**Stated exercise:** Reproduce each line of the material exactly, minus any picture.

Start Data

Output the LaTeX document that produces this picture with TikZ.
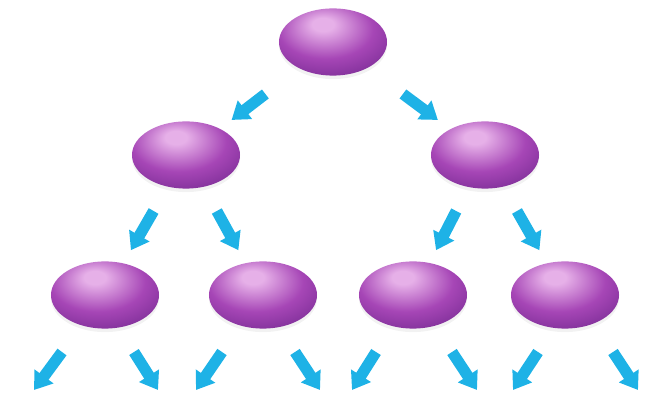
\documentclass[tikz,border=0pt]{standalone}
\usepackage{tikz}
\usetikzlibrary{arrows.meta, calc, shapes.geometric, shadows}
\definecolor{deeppurple}{RGB}{108,36,138}
\definecolor{midpurple}{RGB}{166,70,182}
\definecolor{glowpink}{RGB}{230,176,232}
\definecolor{arrowblue}{RGB}{30,178,230}
\pgfdeclareradialshading{purpleglow}{\pgfpoint{-5bp}{14bp}}{%
    color(0bp)=(glowpink); color(5bp)=(glowpink); color(22bp)=(midpurple);
    color(42bp)=(deeppurple); color(70bp)=(deeppurple)}
\tikzset{
    member/.style={
        ellipse,
        shade,
        shading=purpleglow,
        minimum width=2.7cm,
        minimum height=1.68cm,
        inner sep=0pt,
        drop shadow={shadow xshift=0pt, shadow yshift=-2.5pt, opacity=0.1}
    },
    push/.style={
        -{Triangle[length=12pt, width=16pt]},
        line width=8pt,
        draw=arrowblue
    }
}
\begin{document}
\begin{tikzpicture}[x=0.025cm, y=-0.025cm]

\useasboundingbox (0,0) rectangle (664,418);

% =========================
% Livelli
% =========================
\node[member] (root) at (333,42) {};

\node[member] (midL) at (186,155) {};
\node[member] (midR) at (485,155) {};

\node[member] (leafA) at (105,295) {};
\node[member] (leafB) at (263,295) {};
\node[member] (leafC) at (413,295) {};
\node[member] (leafD) at (565,295) {};

% =========================
% Frecce tra i livelli
% =========================
\draw[push] ($(root)!0.46!(midL)$) -- ($(root)!0.69!(midL)$);
\draw[push] ($(root)!0.46!(midR)$) -- ($(root)!0.69!(midR)$);

\foreach \up/\down in {midL/leafA, midL/leafB, midR/leafC, midR/leafD}
    \draw[push] ($(\up)!0.40!(\down)$) -- ($(\up)!0.68!(\down)$);

% =========================
% Frecce libere sotto le foglie
% =========================
\foreach \leaf/\lt/\lh/\rt/\rh in {leafA/-43/-71/29/53, leafB/-41/-67/32/57,
                                     leafC/-37/-61/39/64, leafD/-27/-52/48/73}{
    \coordinate (\leaf-lt) at ($(\leaf)+(\lt,57)$);
    \coordinate (\leaf-lh) at ($(\leaf)+(\lh,95)$);
    \coordinate (\leaf-rt) at ($(\leaf)+(\rt,57)$);
    \coordinate (\leaf-rh) at ($(\leaf)+(\rh,95)$);
    \draw[push] (\leaf-lt) -- (\leaf-lh);
    \draw[push] (\leaf-rt) -- (\leaf-rh);
}

\end{tikzpicture}
\end{document}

End Data

**Task response:**
Output the LaTeX document that produces this picture with TikZ.
\documentclass[tikz,border=0pt]{standalone}
\usepackage{tikz}
\usetikzlibrary{arrows.meta, calc, shapes.geometric, shadows}
\definecolor{deeppurple}{RGB}{108,36,138}
\definecolor{midpurple}{RGB}{166,70,182}
\definecolor{glowpink}{RGB}{230,176,232}
\definecolor{arrowblue}{RGB}{30,178,230}
\pgfdeclareradialshading{purpleglow}{\pgfpoint{-5bp}{14bp}}{%
    color(0bp)=(glowpink); color(5bp)=(glowpink); color(22bp)=(midpurple);
    color(42bp)=(deeppurple); color(70bp)=(deeppurple)}
\tikzset{
    member/.style={
        ellipse,
        shade,
        shading=purpleglow,
        minimum width=2.7cm,
        minimum height=1.68cm,
        inner sep=0pt,
        drop shadow={shadow xshift=0pt, shadow yshift=-2.5pt, opacity=0.1}
    },
    push/.style={
        -{Triangle[length=12pt, width=16pt]},
        line width=8pt,
        draw=arrowblue
    }
}
\begin{document}
\begin{tikzpicture}[x=0.025cm, y=-0.025cm]

\useasboundingbox (0,0) rectangle (664,418);

% =========================
% Livelli
% =========================
\node[member] (root) at (333,42) {};

\node[member] (midL) at (186,155) {};
\node[member] (midR) at (485,155) {};

\node[member] (leafA) at (105,295) {};
\node[member] (leafB) at (263,295) {};
\node[member] (leafC) at (413,295) {};
\node[member] (leafD) at (565,295) {};

% =========================
% Frecce tra i livelli
% =========================
\draw[push] ($(root)!0.46!(midL)$) -- ($(root)!0.69!(midL)$);
\draw[push] ($(root)!0.46!(midR)$) -- ($(root)!0.69!(midR)$);

\foreach \up/\down in {midL/leafA, midL/leafB, midR/leafC, midR/leafD}
    \draw[push] ($(\up)!0.40!(\down)$) -- ($(\up)!0.68!(\down)$);

% =========================
% Frecce libere sotto le foglie
% =========================
\foreach \leaf/\lt/\lh/\rt/\rh in {leafA/-43/-71/29/53, leafB/-41/-67/32/57,
                                     leafC/-37/-61/39/64, leafD/-27/-52/48/73}{
    \coordinate (\leaf-lt) at ($(\leaf)+(\lt,57)$);
    \coordinate (\leaf-lh) at ($(\leaf)+(\lh,95)$);
    \coordinate (\leaf-rt) at ($(\leaf)+(\rt,57)$);
    \coordinate (\leaf-rh) at ($(\leaf)+(\rh,95)$);
    \draw[push] (\leaf-lt) -- (\leaf-lh);
    \draw[push] (\leaf-rt) -- (\leaf-rh);
}

\end{tikzpicture}
\end{document}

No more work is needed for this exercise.